Simple Questions First
Asking the simple questions first will encourage your employees to complete the survey. You want people to believe it’s a simple task. End your survey with simple questions as it encourages the employees to relax and recall the survey as a good experience.
Keep in Mind the Design
An engagement survey’s success depends on its user-centered design. People rarely fill out surveys because they enjoy them; rather, they are doing you a favor, and you should make it as simple as possible for them. No one will bother to fill out a survey if the design is confusing.
What To Do After The Employee Engagement Survey
An effective employee engagement plan does not start and stop with well-crafted survey questions. What matters most in terms of actually driving engagement in an organization is what HR and leadership do with the survey data.
So, what do you do with all the answers and data?
You can recognize, measure, and act on employee input to generate positive change by following these steps.
Thank Your Workers
You’ve finished your first survey, and now you need to figure out what to do with the results. Before you start going over the results and making action plans, take a quick moment to thank your staff.
A simple thank you email to the employees who participated in the survey, especially if it was voluntary, shows that you value their time and effort in answering the questions.
Analyze The Survey Results
Information is useless unless it’s organized. As a result, the engagement software/platform you choose has a big impact on your ability to effectively interpret and evaluate survey results.
A good analytics platform can immediately uncover the strengths and shortcomings of your company. Rather than manually sifting through the data, you can use software that helps you focus on the most troublesome areas, allowing you to dive even deeper to find the source of any problems. Individuals, teams, or departments struggling in a certain area can be identified by segmenting data.
Hold Team Meetings
Managers play a vital role in personalizing survey results for their teams. They can explain what the data means for individuals and teams once the business has presented an overview of the outcomes and a synopsis of the path ahead.
In larger firms, where the sheer breadth of an employee base can make it easier for employees to feel lost in the crowd or irrelevant in the grand picture, smaller team or department meetings are especially vital. An organization can ensure a more personalized experience by distributing survey results to team members in smaller groups.
Develop Action Plans
If this is your company’s first time doing an engagement survey at scale, the results will likely suggest various areas for improvement. HR and managers should develop action plans on a small scale first and then gradually create an organization-wide improvement plan.
Announce The Action Plans
The staff should be informed about the company’s plans and objectives. This not only promotes a sense of transparency but also shows employees that management is paying attention to the survey results. Employees are able to notice that the company’s management – from the C-suite to department managers – is making an effort to improve the organization.
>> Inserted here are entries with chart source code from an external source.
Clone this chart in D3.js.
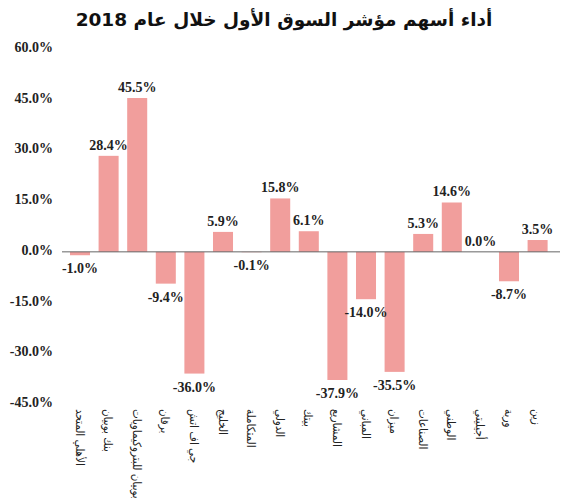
<!DOCTYPE html>
<html lang="ar">
<head>
<meta charset="UTF-8">
<title>أداء أسهم مؤشر السوق الأول</title>
<script src="https://d3js.org/d3.v7.min.js"></script>
<style>
  body { margin: 0; background: #fff; }
  .tick-label { font-family: "Liberation Serif", serif; font-weight: bold; font-size: 14px; fill: #222; }
  .val { font-family: "Liberation Serif", serif; font-weight: bold; font-size: 14px; fill: #222; }
  .cat { font-family: "DejaVu Sans Condensed", "DejaVu Sans", sans-serif; font-size: 11.5px; fill: #222; }
  .title { font-family: "DejaVu Sans", sans-serif; font-weight: bold; font-size: 18.5px; fill: #111; }
</style>
</head>
<body>
<svg width="570" height="500" id="chart"></svg>
<script>
// categories (left to right) and yearly change in %
var companies = ["الأهلي المتحد", "بنك بوبيان", "بوبيان للبتروكيماويات", "برقان", "جي اف اتش",
  "الخليج", "المتكاملة", "الدولي", "بيتك", "المشاريع", "المباني", "ميزان",
  "الصناعات", "الوطني", "أجيليتي", "وربة", "زين"];
var change = [-1.0, 28.4, 45.5, -9.4, -36.0, 5.9, -0.1, 15.8, 6.1, -37.9, -14.0, -35.5,
  5.3, 14.6, 0.0, -8.7, 3.5];
var yTicks = [60, 45, 30, 15, 0, -15, -30, -45];

var svg = d3.select("#chart");

var x = d3.scaleBand()
  .domain(companies)
  .range([65.7, 551.9])
  .paddingInner(0.3)
  .paddingOuter(0.15);

var y = d3.scaleLinear().domain([-45, 60]).range([404, 49]);

// title
svg.append("text")
  .attr("class", "title")
  .attr("x", 284)
  .attr("y", 26)
  .attr("text-anchor", "middle")
  .text("أداء أسهم مؤشر السوق الأول خلال عام 2018");

// y tick labels (no axis line)
svg.append("g").selectAll("text")
  .data(yTicks)
  .join("text")
  .attr("class", "tick-label")
  .attr("x", 53)
  .attr("y", function (d) { return y(d) + 3; })
  .attr("text-anchor", "end")
  .text(function (d) { return d.toFixed(1) + "%"; });

// bars
svg.append("g").selectAll("rect")
  .data(change)
  .join("rect")
  .attr("x", function (d, i) { return x(companies[i]); })
  .attr("width", x.bandwidth())
  .attr("y", function (d) { return y(Math.max(0, d)); })
  .attr("height", function (d) { return Math.abs(y(d) - y(0)); })
  .attr("fill", "#f19e9c");

// zero line
svg.append("line")
  .attr("x1", 62).attr("x2", 560)
  .attr("y1", y(0)).attr("y2", y(0))
  .attr("stroke", "#666")
  .attr("stroke-width", 1);

// value labels
svg.append("g").selectAll("text")
  .data(change)
  .join("text")
  .attr("class", "val")
  .attr("x", function (d, i) { return x(companies[i]) + x.bandwidth() / 2; })
  .attr("y", function (d) { return d < 0 ? y(d) + 18 : y(d) - 6; })
  .attr("text-anchor", "middle")
  .text(function (d) { return d.toFixed(1) + "%"; });

// category labels, rotated
svg.append("g").selectAll("text")
  .data(companies)
  .join("text")
  .attr("class", "cat")
  .attr("transform", function (d) {
    return "translate(" + (x(d) + x.bandwidth() / 2 - 4.5) + ",409) rotate(90)";
  })
  .attr("text-anchor", "start")
  .text(function (d) { return d; });
</script>
</body>
</html>
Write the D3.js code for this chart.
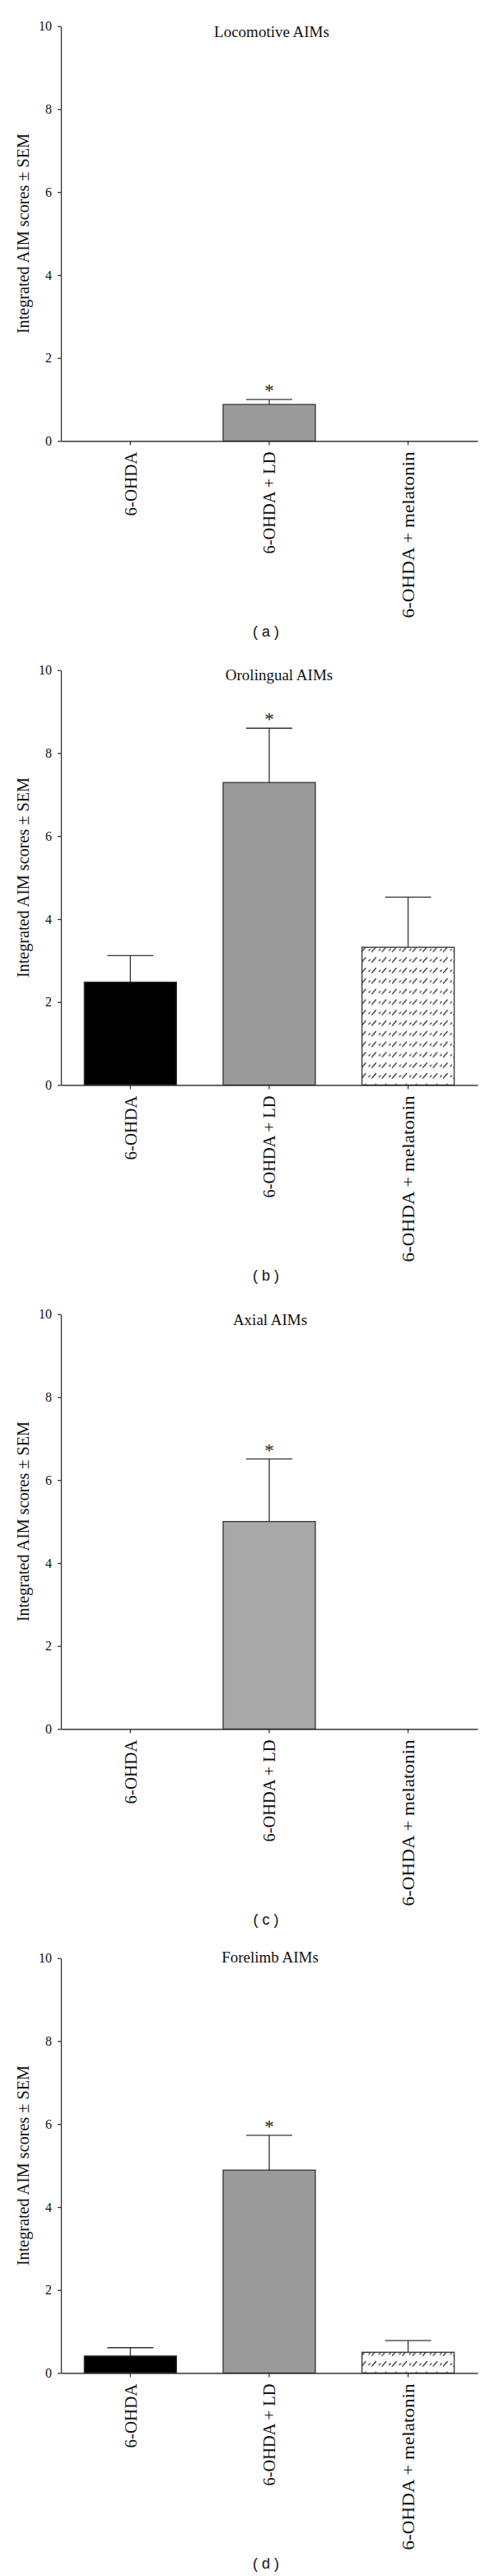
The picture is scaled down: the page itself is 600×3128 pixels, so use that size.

Now that you know all the necessary reasons, steps, and the right questions to create an employee engagement survey, it’s time to get to work. No matter how small or big your organization is, nothing helps you improve or thrive more than your own employees’ feedback does. Take it seriously, do it with all your heart and act on it with all your efforts.
Positive changes and growth come with “delivered” promises. Plan your employee engagement surveys with the right questions and analyze the answers. Follow up with the necessary steps to create the right growth environment for your organization.